▶ _WHAT YOU WILL DO_
Write out every line of the material as it stands, apart from the pictures.
Start of AVAILABLE DATA
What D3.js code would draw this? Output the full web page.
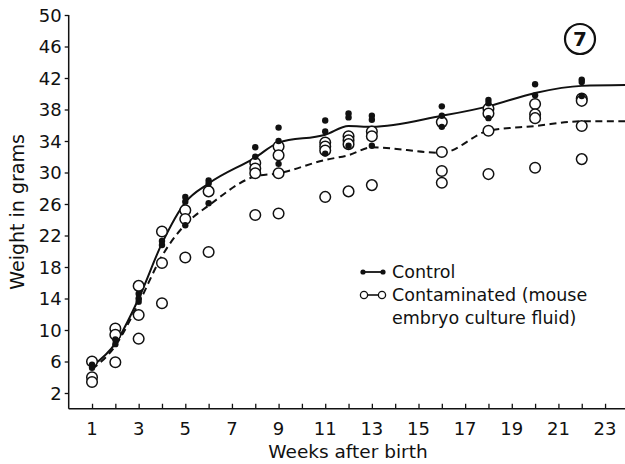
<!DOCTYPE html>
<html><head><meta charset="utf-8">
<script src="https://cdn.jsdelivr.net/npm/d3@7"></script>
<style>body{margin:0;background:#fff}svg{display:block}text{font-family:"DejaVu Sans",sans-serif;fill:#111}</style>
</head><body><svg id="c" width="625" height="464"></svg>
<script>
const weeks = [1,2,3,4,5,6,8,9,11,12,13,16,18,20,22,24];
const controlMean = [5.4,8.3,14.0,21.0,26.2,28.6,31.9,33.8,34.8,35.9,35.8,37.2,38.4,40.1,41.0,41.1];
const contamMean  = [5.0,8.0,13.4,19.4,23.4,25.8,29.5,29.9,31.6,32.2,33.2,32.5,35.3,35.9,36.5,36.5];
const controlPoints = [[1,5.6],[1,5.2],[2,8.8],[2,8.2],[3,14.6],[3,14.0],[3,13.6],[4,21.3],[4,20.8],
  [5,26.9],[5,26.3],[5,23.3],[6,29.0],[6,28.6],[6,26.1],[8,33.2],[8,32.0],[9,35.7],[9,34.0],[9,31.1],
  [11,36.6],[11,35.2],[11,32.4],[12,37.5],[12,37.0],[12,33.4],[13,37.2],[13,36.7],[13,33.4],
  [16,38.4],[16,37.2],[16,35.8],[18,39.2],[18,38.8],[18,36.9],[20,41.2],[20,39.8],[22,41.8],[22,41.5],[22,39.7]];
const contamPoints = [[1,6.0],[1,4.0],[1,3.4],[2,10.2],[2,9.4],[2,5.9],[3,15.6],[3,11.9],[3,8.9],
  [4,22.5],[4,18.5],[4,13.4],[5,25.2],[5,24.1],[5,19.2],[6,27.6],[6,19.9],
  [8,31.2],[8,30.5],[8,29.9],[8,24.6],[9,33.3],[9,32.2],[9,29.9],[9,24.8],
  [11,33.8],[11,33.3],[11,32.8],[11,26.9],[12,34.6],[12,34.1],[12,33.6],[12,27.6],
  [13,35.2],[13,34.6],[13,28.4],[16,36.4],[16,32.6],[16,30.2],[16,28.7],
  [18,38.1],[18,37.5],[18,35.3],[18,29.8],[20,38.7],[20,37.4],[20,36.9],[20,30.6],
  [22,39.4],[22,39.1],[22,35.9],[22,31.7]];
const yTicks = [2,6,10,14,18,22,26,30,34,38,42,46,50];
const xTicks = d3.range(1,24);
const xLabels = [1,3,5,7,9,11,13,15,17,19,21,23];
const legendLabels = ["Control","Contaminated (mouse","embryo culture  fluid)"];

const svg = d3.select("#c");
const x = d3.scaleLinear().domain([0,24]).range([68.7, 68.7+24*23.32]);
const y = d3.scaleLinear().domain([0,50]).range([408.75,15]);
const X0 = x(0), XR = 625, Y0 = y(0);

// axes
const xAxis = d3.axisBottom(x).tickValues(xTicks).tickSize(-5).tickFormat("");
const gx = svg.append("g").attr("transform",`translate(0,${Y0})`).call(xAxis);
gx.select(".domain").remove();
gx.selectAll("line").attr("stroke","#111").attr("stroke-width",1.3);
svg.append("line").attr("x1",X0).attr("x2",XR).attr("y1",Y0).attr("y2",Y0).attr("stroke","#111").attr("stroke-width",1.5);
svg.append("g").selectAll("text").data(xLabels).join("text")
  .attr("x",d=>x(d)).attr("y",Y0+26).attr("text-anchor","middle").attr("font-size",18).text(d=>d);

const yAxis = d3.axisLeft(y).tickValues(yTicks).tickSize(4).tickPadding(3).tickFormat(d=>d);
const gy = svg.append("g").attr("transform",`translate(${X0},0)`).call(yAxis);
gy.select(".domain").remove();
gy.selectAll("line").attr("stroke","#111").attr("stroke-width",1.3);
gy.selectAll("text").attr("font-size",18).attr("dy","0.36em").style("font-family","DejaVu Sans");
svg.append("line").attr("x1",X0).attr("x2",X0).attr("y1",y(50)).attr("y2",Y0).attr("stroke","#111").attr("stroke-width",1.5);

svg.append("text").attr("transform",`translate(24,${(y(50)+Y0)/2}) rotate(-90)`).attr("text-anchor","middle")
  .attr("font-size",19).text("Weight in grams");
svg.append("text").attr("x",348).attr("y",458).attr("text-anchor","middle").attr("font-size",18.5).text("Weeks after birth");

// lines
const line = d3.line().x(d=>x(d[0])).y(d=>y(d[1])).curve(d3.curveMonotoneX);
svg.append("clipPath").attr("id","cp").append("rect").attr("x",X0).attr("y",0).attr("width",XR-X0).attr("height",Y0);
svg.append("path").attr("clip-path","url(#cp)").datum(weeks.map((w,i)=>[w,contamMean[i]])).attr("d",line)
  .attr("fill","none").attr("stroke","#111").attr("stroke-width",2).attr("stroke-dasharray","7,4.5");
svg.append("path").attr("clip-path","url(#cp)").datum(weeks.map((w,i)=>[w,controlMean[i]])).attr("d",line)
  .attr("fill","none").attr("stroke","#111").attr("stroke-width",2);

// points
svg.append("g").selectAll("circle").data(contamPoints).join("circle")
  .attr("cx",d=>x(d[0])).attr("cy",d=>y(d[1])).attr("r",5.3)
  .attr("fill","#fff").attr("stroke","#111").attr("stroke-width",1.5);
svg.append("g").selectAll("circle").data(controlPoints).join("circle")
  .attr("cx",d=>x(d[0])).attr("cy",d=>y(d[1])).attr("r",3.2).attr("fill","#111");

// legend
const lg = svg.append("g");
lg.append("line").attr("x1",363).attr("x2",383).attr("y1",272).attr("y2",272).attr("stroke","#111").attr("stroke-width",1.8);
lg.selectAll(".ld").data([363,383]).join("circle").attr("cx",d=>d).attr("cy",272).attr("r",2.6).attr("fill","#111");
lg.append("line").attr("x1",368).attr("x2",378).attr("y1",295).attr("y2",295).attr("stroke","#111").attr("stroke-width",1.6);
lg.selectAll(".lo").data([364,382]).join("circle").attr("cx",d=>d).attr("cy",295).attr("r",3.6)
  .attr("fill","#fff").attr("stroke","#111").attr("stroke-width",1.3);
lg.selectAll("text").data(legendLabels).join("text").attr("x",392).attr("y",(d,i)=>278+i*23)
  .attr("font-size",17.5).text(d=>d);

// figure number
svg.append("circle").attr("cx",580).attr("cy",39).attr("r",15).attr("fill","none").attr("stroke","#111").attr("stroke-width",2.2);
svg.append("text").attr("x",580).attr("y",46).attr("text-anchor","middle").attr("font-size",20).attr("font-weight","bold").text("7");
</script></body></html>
End of AVAILABLE DATA
▶ _SOLUTION TO THIS PROBLEM_
What D3.js code would draw this? Output the full web page.
<!DOCTYPE html>
<html><head><meta charset="utf-8">
<script src="https://cdn.jsdelivr.net/npm/d3@7"></script>
<style>body{margin:0;background:#fff}svg{display:block}text{font-family:"DejaVu Sans",sans-serif;fill:#111}</style>
</head><body><svg id="c" width="625" height="464"></svg>
<script>
const weeks = [1,2,3,4,5,6,8,9,11,12,13,16,18,20,22,24];
const controlMean = [5.4,8.3,14.0,21.0,26.2,28.6,31.9,33.8,34.8,35.9,35.8,37.2,38.4,40.1,41.0,41.1];
const contamMean  = [5.0,8.0,13.4,19.4,23.4,25.8,29.5,29.9,31.6,32.2,33.2,32.5,35.3,35.9,36.5,36.5];
const controlPoints = [[1,5.6],[1,5.2],[2,8.8],[2,8.2],[3,14.6],[3,14.0],[3,13.6],[4,21.3],[4,20.8],
  [5,26.9],[5,26.3],[5,23.3],[6,29.0],[6,28.6],[6,26.1],[8,33.2],[8,32.0],[9,35.7],[9,34.0],[9,31.1],
  [11,36.6],[11,35.2],[11,32.4],[12,37.5],[12,37.0],[12,33.4],[13,37.2],[13,36.7],[13,33.4],
  [16,38.4],[16,37.2],[16,35.8],[18,39.2],[18,38.8],[18,36.9],[20,41.2],[20,39.8],[22,41.8],[22,41.5],[22,39.7]];
const contamPoints = [[1,6.0],[1,4.0],[1,3.4],[2,10.2],[2,9.4],[2,5.9],[3,15.6],[3,11.9],[3,8.9],
  [4,22.5],[4,18.5],[4,13.4],[5,25.2],[5,24.1],[5,19.2],[6,27.6],[6,19.9],
  [8,31.2],[8,30.5],[8,29.9],[8,24.6],[9,33.3],[9,32.2],[9,29.9],[9,24.8],
  [11,33.8],[11,33.3],[11,32.8],[11,26.9],[12,34.6],[12,34.1],[12,33.6],[12,27.6],
  [13,35.2],[13,34.6],[13,28.4],[16,36.4],[16,32.6],[16,30.2],[16,28.7],
  [18,38.1],[18,37.5],[18,35.3],[18,29.8],[20,38.7],[20,37.4],[20,36.9],[20,30.6],
  [22,39.4],[22,39.1],[22,35.9],[22,31.7]];
const yTicks = [2,6,10,14,18,22,26,30,34,38,42,46,50];
const xTicks = d3.range(1,24);
const xLabels = [1,3,5,7,9,11,13,15,17,19,21,23];
const legendLabels = ["Control","Contaminated (mouse","embryo culture  fluid)"];

const svg = d3.select("#c");
const x = d3.scaleLinear().domain([0,24]).range([68.7, 68.7+24*23.32]);
const y = d3.scaleLinear().domain([0,50]).range([408.75,15]);
const X0 = x(0), XR = 625, Y0 = y(0);

// axes
const xAxis = d3.axisBottom(x).tickValues(xTicks).tickSize(-5).tickFormat("");
const gx = svg.append("g").attr("transform",`translate(0,${Y0})`).call(xAxis);
gx.select(".domain").remove();
gx.selectAll("line").attr("stroke","#111").attr("stroke-width",1.3);
svg.append("line").attr("x1",X0).attr("x2",XR).attr("y1",Y0).attr("y2",Y0).attr("stroke","#111").attr("stroke-width",1.5);
svg.append("g").selectAll("text").data(xLabels).join("text")
  .attr("x",d=>x(d)).attr("y",Y0+26).attr("text-anchor","middle").attr("font-size",18).text(d=>d);

const yAxis = d3.axisLeft(y).tickValues(yTicks).tickSize(4).tickPadding(3).tickFormat(d=>d);
const gy = svg.append("g").attr("transform",`translate(${X0},0)`).call(yAxis);
gy.select(".domain").remove();
gy.selectAll("line").attr("stroke","#111").attr("stroke-width",1.3);
gy.selectAll("text").attr("font-size",18).attr("dy","0.36em").style("font-family","DejaVu Sans");
svg.append("line").attr("x1",X0).attr("x2",X0).attr("y1",y(50)).attr("y2",Y0).attr("stroke","#111").attr("stroke-width",1.5);

svg.append("text").attr("transform",`translate(24,${(y(50)+Y0)/2}) rotate(-90)`).attr("text-anchor","middle")
  .attr("font-size",19).text("Weight in grams");
svg.append("text").attr("x",348).attr("y",458).attr("text-anchor","middle").attr("font-size",18.5).text("Weeks after birth");

// lines
const line = d3.line().x(d=>x(d[0])).y(d=>y(d[1])).curve(d3.curveMonotoneX);
svg.append("clipPath").attr("id","cp").append("rect").attr("x",X0).attr("y",0).attr("width",XR-X0).attr("height",Y0);
svg.append("path").attr("clip-path","url(#cp)").datum(weeks.map((w,i)=>[w,contamMean[i]])).attr("d",line)
  .attr("fill","none").attr("stroke","#111").attr("stroke-width",2).attr("stroke-dasharray","7,4.5");
svg.append("path").attr("clip-path","url(#cp)").datum(weeks.map((w,i)=>[w,controlMean[i]])).attr("d",line)
  .attr("fill","none").attr("stroke","#111").attr("stroke-width",2);

// points
svg.append("g").selectAll("circle").data(contamPoints).join("circle")
  .attr("cx",d=>x(d[0])).attr("cy",d=>y(d[1])).attr("r",5.3)
  .attr("fill","#fff").attr("stroke","#111").attr("stroke-width",1.5);
svg.append("g").selectAll("circle").data(controlPoints).join("circle")
  .attr("cx",d=>x(d[0])).attr("cy",d=>y(d[1])).attr("r",3.2).attr("fill","#111");

// legend
const lg = svg.append("g");
lg.append("line").attr("x1",363).attr("x2",383).attr("y1",272).attr("y2",272).attr("stroke","#111").attr("stroke-width",1.8);
lg.selectAll(".ld").data([363,383]).join("circle").attr("cx",d=>d).attr("cy",272).attr("r",2.6).attr("fill","#111");
lg.append("line").attr("x1",368).attr("x2",378).attr("y1",295).attr("y2",295).attr("stroke","#111").attr("stroke-width",1.6);
lg.selectAll(".lo").data([364,382]).join("circle").attr("cx",d=>d).attr("cy",295).attr("r",3.6)
  .attr("fill","#fff").attr("stroke","#111").attr("stroke-width",1.3);
lg.selectAll("text").data(legendLabels).join("text").attr("x",392).attr("y",(d,i)=>278+i*23)
  .attr("font-size",17.5).text(d=>d);

// figure number
svg.append("circle").attr("cx",580).attr("cy",39).attr("r",15).attr("fill","none").attr("stroke","#111").attr("stroke-width",2.2);
svg.append("text").attr("x",580).attr("y",46).attr("text-anchor","middle").attr("font-size",20).attr("font-weight","bold").text("7");
</script></body></html>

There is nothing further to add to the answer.